- **GOAL OF THE EXERCISE**
Pictures are excluded. Copy exactly, and only, the lines from the one containing "What React, TypeScript" through the one containing "Chart.register(...registerables);", both ends included.

———

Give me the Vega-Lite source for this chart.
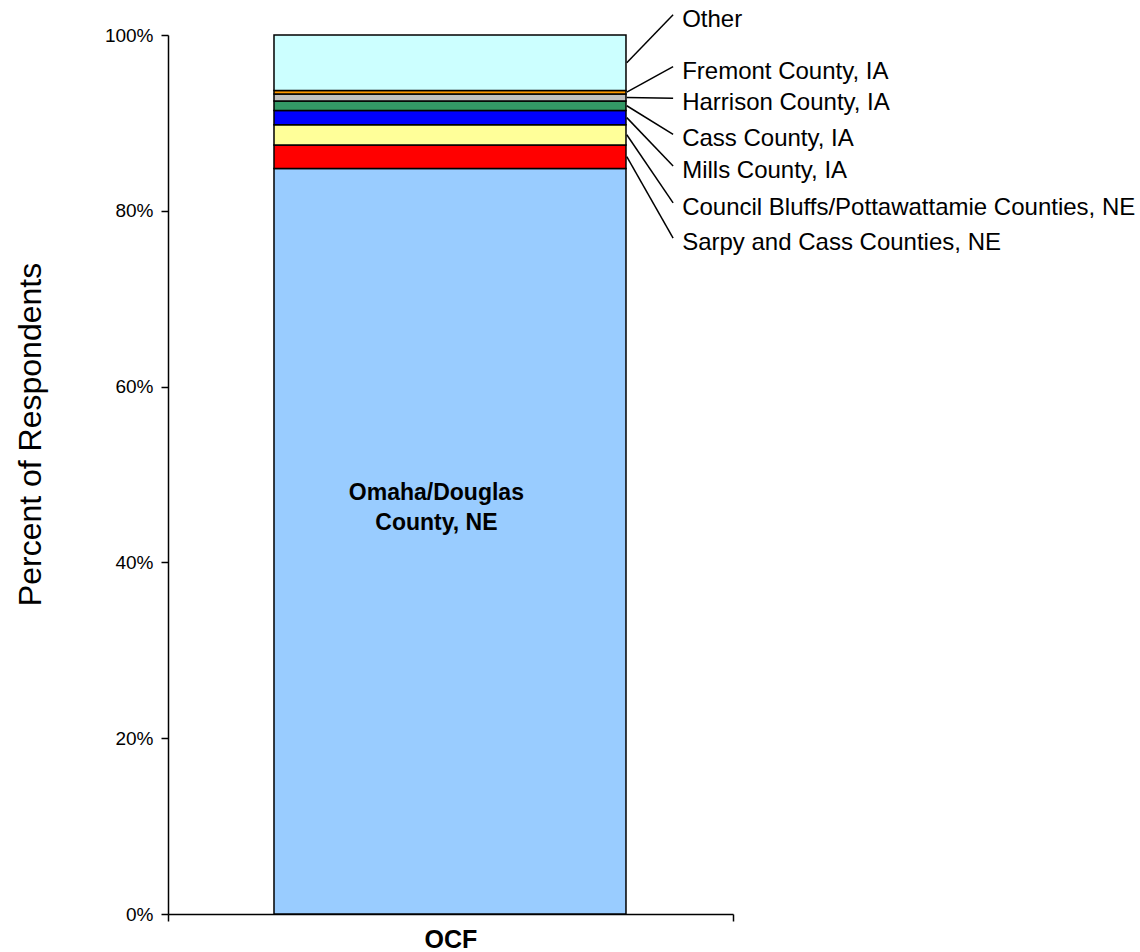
{
  "$schema": "https://vega.github.io/schema/vega-lite/v6.json",
  "width": 565,
  "height": 879,
  "autosize": "none",
  "padding": {"left": 168, "top": 35, "right": 407, "bottom": 38},
  "background": "white",
  "config": {
    "font": "Liberation Sans",
    "view": {"stroke": null},
    "axis": {"grid": false, "domainColor": "black", "tickColor": "black", "labelColor": "black", "titleColor": "black", "domainWidth": 1.5, "tickWidth": 1.5}
  },
  "datasets": {
    "regions": [
      {"region": "Omaha/Douglas County, NE", "share": 0.848, "order": 1, "labelPos": null},
      {"region": "Sarpy and Cass Counties, NE", "share": 0.027, "order": 2, "labelPos": 0.769},
      {"region": "Council Bluffs/Pottawattamie Counties, NE", "share": 0.023, "order": 3, "labelPos": 0.809},
      {"region": "Mills County, IA", "share": 0.016, "order": 4, "labelPos": 0.851},
      {"region": "Cass County, IA", "share": 0.011, "order": 5, "labelPos": 0.887},
      {"region": "Harrison County, IA", "share": 0.008, "order": 6, "labelPos": 0.928},
      {"region": "Fremont County, IA", "share": 0.004, "order": 7, "labelPos": 0.964},
      {"region": "Other", "share": 0.063, "order": 8, "labelPos": 1.023}
    ]
  },
  "layer": [
    {
      "data": {"name": "regions"},
      "transform": [
        {"stack": "share", "groupby": [], "sort": [{"field": "order", "order": "ascending"}], "as": ["lo", "hi"]}
      ],
      "mark": {"type": "rect", "stroke": "black", "strokeWidth": 1.5},
      "encoding": {
        "x": {"datum": 0.1876, "type": "quantitative", "scale": {"domain": [0, 1], "nice": false, "zero": false},
          "axis": {"values": [0, 1], "labels": false, "title": "OCF", "titleFontSize": 25, "titleFontWeight": "bold", "titleY": 33, "titleBaseline": "alphabetic", "tickSize": 7}},
        "x2": {"datum": 0.8106},
        "y": {"field": "lo", "type": "quantitative", "scale": {"domain": [0, 1], "nice": false},
          "axis": {"values": [0, 0.2, 0.4, 0.6, 0.8, 1], "format": ".0%", "labelFontSize": 19, "tickSize": 7, "labelPadding": 8,
            "title": "Percent of Respondents", "titleFontSize": 32, "titleFontWeight": "normal", "titleAngle": -90, "titleX": -128, "titleY": 399, "titleAlign": "center", "titleBaseline": "alphabetic"}},
        "y2": {"field": "hi"},
        "color": {"field": "region", "type": "nominal", "legend": null,
          "scale": {
            "domain": ["Omaha/Douglas County, NE", "Sarpy and Cass Counties, NE", "Council Bluffs/Pottawattamie Counties, NE", "Mills County, IA", "Cass County, IA", "Harrison County, IA", "Fremont County, IA", "Other"],
            "range": ["#99CCFF", "#FF0000", "#FFFF99", "#0000FF", "#339966", "#C0C0C0", "#FF9900", "#CCFFFF"]
          }}
      }
    },
    {
      "data": {"name": "regions"},
      "transform": [
        {"stack": "share", "groupby": [], "sort": [{"field": "order", "order": "ascending"}], "as": ["lo", "hi"]},
        {"filter": "datum.labelPos != null"},
        {"calculate": "(datum.lo + datum.hi) / 2", "as": "mid"}
      ],
      "mark": {"type": "rule", "color": "black", "strokeWidth": 1.5},
      "encoding": {
        "x": {"datum": 0.812, "type": "quantitative"},
        "x2": {"datum": 0.894},
        "y": {"field": "mid", "type": "quantitative"},
        "y2": {"field": "labelPos"}
      }
    },
    {
      "data": {"name": "regions"},
      "transform": [{"filter": "datum.labelPos != null"}],
      "mark": {"type": "text", "align": "left", "baseline": "middle", "dy": 5, "fontSize": 24, "color": "black"},
      "encoding": {
        "x": {"datum": 0.91, "type": "quantitative"},
        "y": {"field": "labelPos", "type": "quantitative"},
        "text": {"field": "region"}
      }
    },
    {
      "data": {"name": "regions"},
      "transform": [{"filter": "datum.order == 1"}],
      "mark": {"type": "text", "align": "center", "baseline": "middle", "fontSize": 23, "fontWeight": "bold", "lineHeight": 30, "color": "black"},
      "encoding": {
        "x": {"datum": 0.475, "type": "quantitative"},
        "y": {"datum": 0.479, "type": "quantitative"},
        "text": {"value": ["Omaha/Douglas", "County, NE"]}
      }
    }
  ]
}
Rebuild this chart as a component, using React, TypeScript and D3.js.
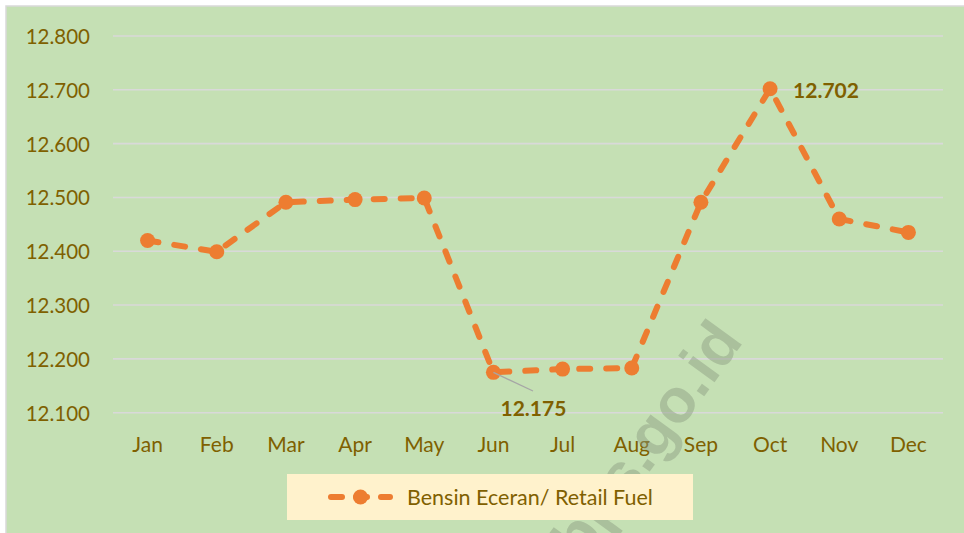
import React from "react";
import * as d3 from "d3";

const months = ["Jan", "Feb", "Mar", "Apr", "May", "Jun", "Jul", "Aug", "Sep", "Oct", "Nov", "Dec"];
const fuelValues = [12420, 12399, 12491, 12496, 12499, 12175, 12181, 12183, 12491, 12702, 12460, 12435];
const yTicks = [12100, 12200, 12300, 12400, 12500, 12600, 12700, 12800];
const seriesName = "Bensin Eceran/ Retail Fuel";
const labeledPoints = [
  { index: 5, text: "12.175" },
  { index: 9, text: "12.702" },
];

const W = 964;
const H = 533;
const FONT = "Lato, 'Open Sans', sans-serif";
const TEXT = "#7f6000";
const ORANGE = "#ed7d31";

export default function App() {
  const x = d3.scaleBand<string>().domain(months).range([113, 943]);
  const y = d3.scaleLinear().domain([12100, 12800]).range([412.7, 36]);
  const cx = (m: string) => (x(m) as number) + x.bandwidth() / 2;
  const fmt = (v: number) => d3.format(",.0f")(v).replace(",", ".");

  const line = d3
    .line<number>()
    .x((_, i) => cx(months[i]))
    .y((d) => y(d));

  return (
    <svg
      width={W}
      height={H}
      style={{ position: "absolute", left: 0, top: 0, display: "block" }}
      fontFamily={FONT}
    >
      <rect x={0} y={0} width={W} height={H} fill="#ffffff" />
      <rect x={6} y={6} width={W + 10} height={H + 10} fill="#c5e0b4" stroke="#d9d9d9" strokeWidth={1.5} />

      {yTicks.map((t) => (
        <g key={t}>
          <line x1={113} x2={943} y1={y(t)} y2={y(t)} stroke="#d9d9d9" strokeWidth={1.6} />
          <text x={90} y={y(t)} textAnchor="end" dominantBaseline="central" fontSize={20.5} fill={TEXT}>
            {fmt(t)}
          </text>
        </g>
      ))}

      {months.map((m) => (
        <text key={m} x={cx(m)} y={443} textAnchor="middle" dominantBaseline="central" fontSize={21} fill={TEXT}>
          {m}
        </text>
      ))}

      <text
        transform={`translate(646,440) rotate(-54)`}
        textAnchor="middle"
        dominantBaseline="central"
        fontSize={62}
        fontWeight="bold"
        fontFamily="'Liberation Sans', Arial, sans-serif"
        fill="#8a9a80"
        opacity={0.45}
      >
        bps.go.id
      </text>

      <path
        d={line(fuelValues) || ""}
        fill="none"
        stroke={ORANGE}
        strokeWidth={6}
        strokeDasharray="11 16"
        strokeLinecap="round"
        strokeLinejoin="round"
      />
      {fuelValues.map((v, i) => (
        <circle key={i} cx={cx(months[i])} cy={y(v)} r={7.5} fill={ORANGE} />
      ))}

      <line
        x1={cx(months[5])}
        y1={y(fuelValues[5])}
        x2={533}
        y2={391}
        stroke="#a6a6a6"
        strokeWidth={1.3}
      />
      {labeledPoints.map((p) => {
        const px = cx(months[p.index]);
        const py = y(fuelValues[p.index]);
        const isTop = p.index === 9;
        return (
          <text
            key={p.index}
            x={isTop ? px + 23 : px + 40}
            y={isTop ? py + 1 : py + 35}
            textAnchor={isTop ? "start" : "middle"}
            dominantBaseline="central"
            fontSize={21}
            fontWeight="bold"
            fill={TEXT}
          >
            {p.text}
          </text>
        );
      })}

      <rect x={287} y={474} width={406} height={46} fill="#fff2cc" />
      <line x1={331} x2={390} y1={497} y2={497} stroke={ORANGE} strokeWidth={6} strokeDasharray="11 14" strokeLinecap="round" />
      <circle cx={360.5} cy={497} r={7.5} fill={ORANGE} />
      <text x={407} y={497} dominantBaseline="central" fontSize={21.5} fill={TEXT}>
        {seriesName}
      </text>
    </svg>
  );
}
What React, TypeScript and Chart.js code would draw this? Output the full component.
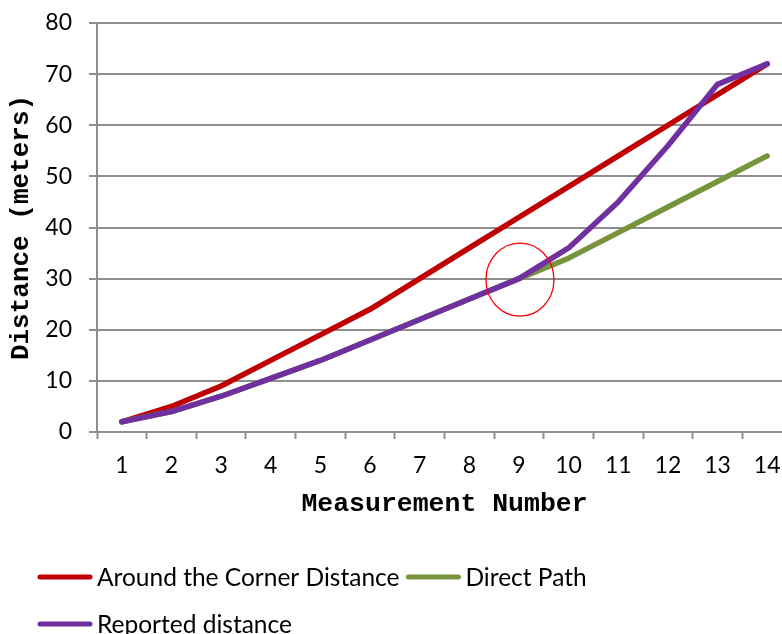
import React, { useEffect, useRef } from "react";
import { Chart, registerables } from "chart.js";

Chart.register(...registerables);

// ---- data ----
const categories = ["1", "2", "3", "4", "5", "6", "7", "8", "9", "10", "11", "12", "13", "14"];
const aroundCorner = [2, 5, 9, 14, 19, 24, 30, 36, 42, 48, 54, 60, 66, 72];
const directPath = [2, 4, 7, 10.5, 14, 18, 22, 26, 30, 34, 39, 44, 49, 54];
const reported = [2, 4, 7, 10.5, 14, 18, 22, 26, 30, 36, 45, 56, 68, 72];
const seriesLabels = ["Around the Corner Distance", "Direct Path", "Reported distance"];
const yMin = 0;
const yMax = 80;
const yStep = 10;
const xTitle = "Measurement Number";
const yTitle = "Distance (meters)";
const highlightCategory = "9";
const highlightValue = 30;

// ---- styles ----
const COLORS = ["#C00000", "#77933C", "#7030A0"];
const GRID = "#8e8e8e";
const TICK_FONT = "Lato";
const TITLE_FONT = "'Liberation Mono', 'Courier New', monospace";

const legendPlugin = {
  id: "bottomLegend",
  afterDraw(chart: any) {
    const ctx = chart.ctx;
    const xs = chart.scales.x;
    const ds = chart.data.datasets;
    const rows = [[0, 1], [2]];
    ctx.save();
    ctx.font = `24.5px ${TICK_FONT}`;
    ctx.textBaseline = "middle";
    ctx.textAlign = "left";
    rows.forEach((row, r) => {
      let x = 38;
      const y = xs.bottom + 53 + r * 47;
      row.forEach((i) => {
        const d = ds[i];
        ctx.strokeStyle = d.borderColor;
        ctx.lineWidth = 5;
        ctx.lineCap = "round";
        ctx.beginPath();
        ctx.moveTo(x + 2, y);
        ctx.lineTo(x + 52, y);
        ctx.stroke();
        ctx.fillStyle = "#000";
        ctx.fillText(d.label, x + 59, y + 1);
        x += 59 + ctx.measureText(d.label).width + 7;
      });
    });
    ctx.restore();
  },
};

const circlePlugin = {
  id: "highlightCircle",
  afterDatasetsDraw(chart: any) {
    const ctx = chart.ctx;
    const xs = chart.scales.x;
    const ys = chart.scales.y;
    const cx = xs.getPixelForValue(categories.indexOf(highlightCategory));
    const cy = ys.getPixelForValue(highlightValue);
    ctx.save();
    ctx.strokeStyle = "#FF0000";
    ctx.lineWidth = 1.3;
    ctx.beginPath();
    ctx.ellipse(cx + 1, cy + 1, 34, 36.5, 0, 0, Math.PI * 2);
    ctx.stroke();
    ctx.restore();
  },
};

export default function App() {
  const ref = useRef<HTMLCanvasElement | null>(null);

  useEffect(() => {
    if (!ref.current) return;
    const series = [aroundCorner, directPath, reported];
    const chart = new Chart(ref.current, {
      type: "line",
      data: {
        labels: categories,
        datasets: series.map((values, i) => ({
          label: seriesLabels[i],
          data: values,
          borderColor: COLORS[i],
          backgroundColor: COLORS[i],
          borderWidth: 5.5,
          pointRadius: 0,
          pointHoverRadius: 0,
          tension: 0,
          fill: false,
          borderCapStyle: "round",
          borderJoinStyle: "round",
          order: 2 - i,
        })),
      },
      options: {
        animation: false,
        responsive: false,
        devicePixelRatio: 1,
        layout: { padding: { left: 0, right: 8, top: 23, bottom: 110 } },
        plugins: {
          legend: { display: false },
          tooltip: { enabled: false },
        },
        scales: {
          x: {
            type: "category",
            offset: true,
            afterFit: (s: any) => {
              s.height = 92;
            },
            grid: {
              offset: true,
              drawOnChartArea: false,
              drawTicks: true,
              tickLength: 7,
              tickWidth: 2,
              tickColor: GRID,
            },
            border: { color: GRID, width: 2 },
            ticks: {
              color: "#000",
              font: { family: TICK_FONT, size: 23 },
              padding: 13,
              maxRotation: 0,
              autoSkip: false,
            },
            title: {
              display: true,
              text: xTitle,
              color: "#000",
              font: { family: TITLE_FONT, size: 26.5, weight: "bold" },
              padding: { top: 0, bottom: 4 },
            },
          },
          y: {
            min: yMin,
            max: yMax,
            afterFit: (s: any) => {
              s.width = 97;
              s.paddingTop = 0;
              s.paddingBottom = 0;
            },
            grid: {
              color: GRID,
              lineWidth: 2,
              drawTicks: true,
              tickLength: 8,
              tickColor: GRID,
            },
            border: { color: GRID, width: 2 },
            ticks: {
              stepSize: yStep,
              color: "#000",
              font: { family: TICK_FONT, size: 23 },
              padding: 17,
            },
            title: {
              display: true,
              text: yTitle,
              color: "#000",
              font: { family: TITLE_FONT, size: 26, weight: "bold" },
              padding: { top: 6, bottom: 0 },
            },
          },
        },
      },
      plugins: [circlePlugin, legendPlugin],
    });
    return () => chart.destroy();
  }, []);

  return (
    <div
      style={{
        position: "absolute",
        left: 0,
        top: 0,
        width: 782,
        height: 634,
        overflow: "hidden",
        background: "#fff",
      }}
    >
      <canvas ref={ref} width={800} height={634} style={{ display: "block", width: 800, height: 634 }} />
    </div>
  );
}
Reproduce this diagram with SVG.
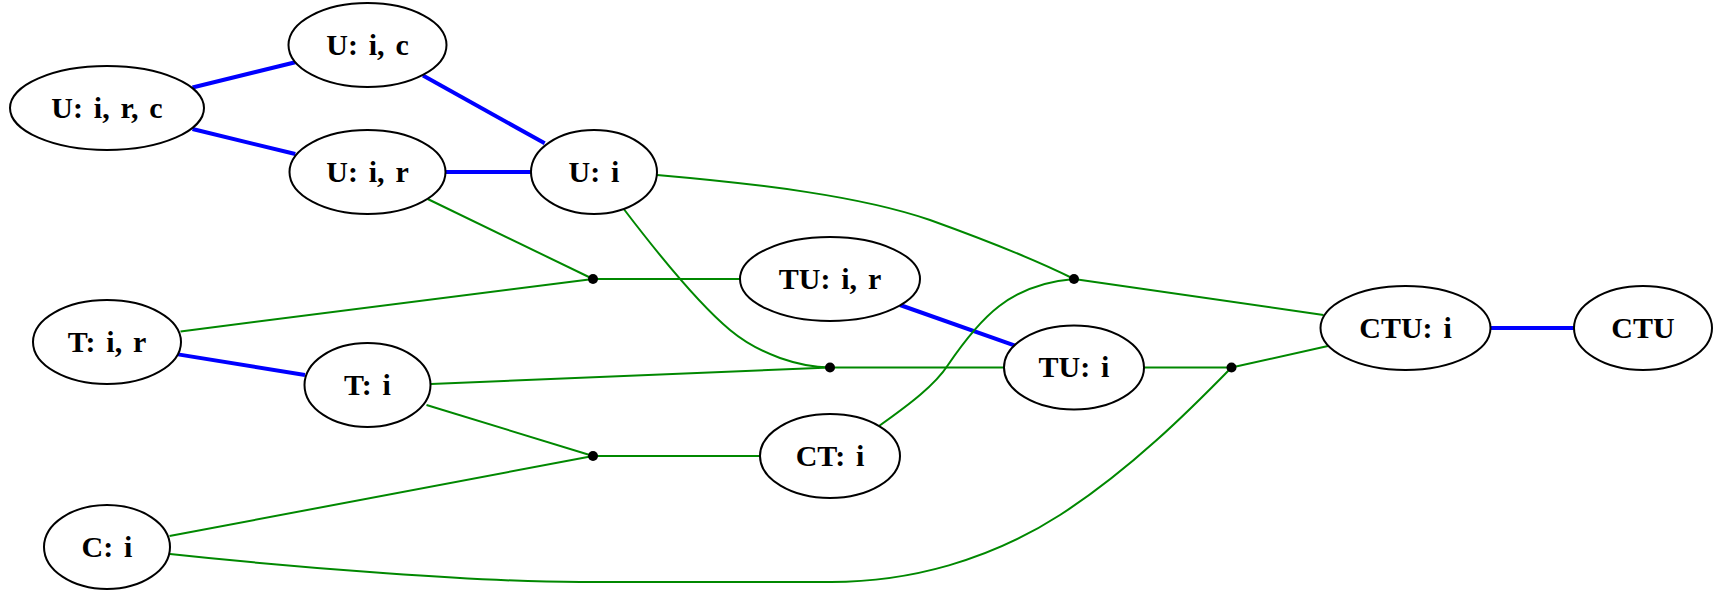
<svg xmlns="http://www.w3.org/2000/svg" width="1715" height="592" viewBox="0 0 1715 592">
  <style>
    .node ellipse { fill: #ffffff; stroke: #000000; stroke-width: 2; }
    .node text { font-family: "Liberation Serif", "Times New Roman", serif; font-weight: bold; font-size: 30px; word-spacing: 3.3px; text-anchor: middle; fill: #000000; }
    .blue { stroke: #0000ff; stroke-width: 4; fill: none; }
    .green { stroke: #008800; stroke-width: 2; fill: none; }
    .joint { fill: #000000; }
  </style>
  <rect x="0" y="0" width="1715" height="592" fill="#ffffff"/>

  <g id="connectors">
    <!-- blue refinement edges -->
    <line class="blue" x1="192.5" y1="87.5" x2="295.3" y2="62.3"/>
    <line class="blue" x1="192.5" y1="129" x2="295.3" y2="154"/>
    <line class="blue" x1="423" y1="75.5" x2="544.7" y2="143.3"/>
    <line class="blue" x1="445.5" y1="172" x2="531" y2="172"/>
    <line class="blue" x1="178" y1="354.4" x2="305" y2="375"/>
    <line class="blue" x1="900" y1="305" x2="1015" y2="345.6"/>
    <line class="blue" x1="1491" y1="328" x2="1574" y2="328"/>

    <!-- green join edges -->
    <line class="green" x1="427.7" y1="199" x2="593" y2="279"/>
    <line class="green" x1="180.5" y1="331.4" x2="593" y2="279"/>
    <line class="green" x1="593" y1="279" x2="740" y2="279"/>
    <path class="green" d="M623,208 C655,250 700,305 730,330 C760,355 800,367 830,367.5"/>
    <line class="green" x1="431" y1="384" x2="830" y2="367.5"/>
    <line class="green" x1="830" y1="367.5" x2="1004" y2="367.5"/>
    <path class="green" d="M657,175 C760,184 860,196 930,220 C980,238 1040,262 1074,279"/>
    <path class="green" d="M879,426 C910,404 935,385 948,365 C980,318 1010,284 1074,279"/>
    <line class="green" x1="1074" y1="279" x2="1323.5" y2="315"/>
    <line class="green" x1="1144" y1="367.5" x2="1231.5" y2="367.5"/>
    <path class="green" d="M170,554 C300,568 480,582 580,582 L831,582 C910,582 990,560 1060,515 C1130,470 1190,410 1231.5,367.5"/>
    <line class="green" x1="1231.5" y1="367.5" x2="1328" y2="346"/>
    <line class="green" x1="426.5" y1="405" x2="593" y2="456"/>
    <line class="green" x1="169.5" y1="536" x2="593" y2="456"/>
    <line class="green" x1="593" y1="456" x2="760" y2="456"/>

    <!-- junction points -->
    <circle class="joint" cx="593" cy="279" r="5"/>
    <circle class="joint" cx="830" cy="367.5" r="5"/>
    <circle class="joint" cx="1074" cy="279" r="5"/>
    <circle class="joint" cx="1231.5" cy="367.5" r="5"/>
    <circle class="joint" cx="593" cy="456" r="5"/>
  </g>

  <g id="U_irc" class="node">
    <ellipse cx="107" cy="108" rx="97" ry="42"/>
    <text x="107" y="117.5">U: i, r, c</text>
  </g>
  <g id="U_ic" class="node">
    <ellipse cx="367.5" cy="45" rx="79" ry="42"/>
    <text x="367.5" y="54.5">U: i, c</text>
  </g>
  <g id="U_ir" class="node">
    <ellipse cx="367.5" cy="172" rx="78" ry="42"/>
    <text x="367.5" y="181.5">U: i, r</text>
  </g>
  <g id="U_i" class="node">
    <ellipse cx="594" cy="172" rx="63" ry="42"/>
    <text x="594" y="181.5">U: i</text>
  </g>
  <g id="TU_ir" class="node">
    <ellipse cx="830" cy="279" rx="90" ry="42"/>
    <text x="830" y="288.5">TU: i, r</text>
  </g>
  <g id="T_ir" class="node">
    <ellipse cx="107" cy="342" rx="74" ry="42"/>
    <text x="107" y="351.5">T: i, r</text>
  </g>
  <g id="T_i" class="node">
    <ellipse cx="367.5" cy="385" rx="63" ry="42"/>
    <text x="367.5" y="394.5">T: i</text>
  </g>
  <g id="TU_i" class="node">
    <ellipse cx="1074" cy="367.5" rx="70" ry="42"/>
    <text x="1074" y="377">TU: i</text>
  </g>
  <g id="CT_i" class="node">
    <ellipse cx="830" cy="456" rx="70" ry="42"/>
    <text x="830" y="465.5">CT: i</text>
  </g>
  <g id="C_i" class="node">
    <ellipse cx="107" cy="547" rx="63" ry="42"/>
    <text x="107" y="556.5">C: i</text>
  </g>
  <g id="CTU_i" class="node">
    <ellipse cx="1405.5" cy="328" rx="85" ry="42"/>
    <text x="1405.5" y="337.5">CTU: i</text>
  </g>
  <g id="CTU" class="node">
    <ellipse cx="1643" cy="328" rx="69" ry="42"/>
    <text x="1643" y="337.5">CTU</text>
  </g>
</svg>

———

- **ANSWER TO THE TASK**
What React, TypeScript and Chart.js code would draw this? Output the full component.
import React, { useEffect, useRef } from "react";
import { Chart, registerables } from "chart.js";

Chart.register(...registerables);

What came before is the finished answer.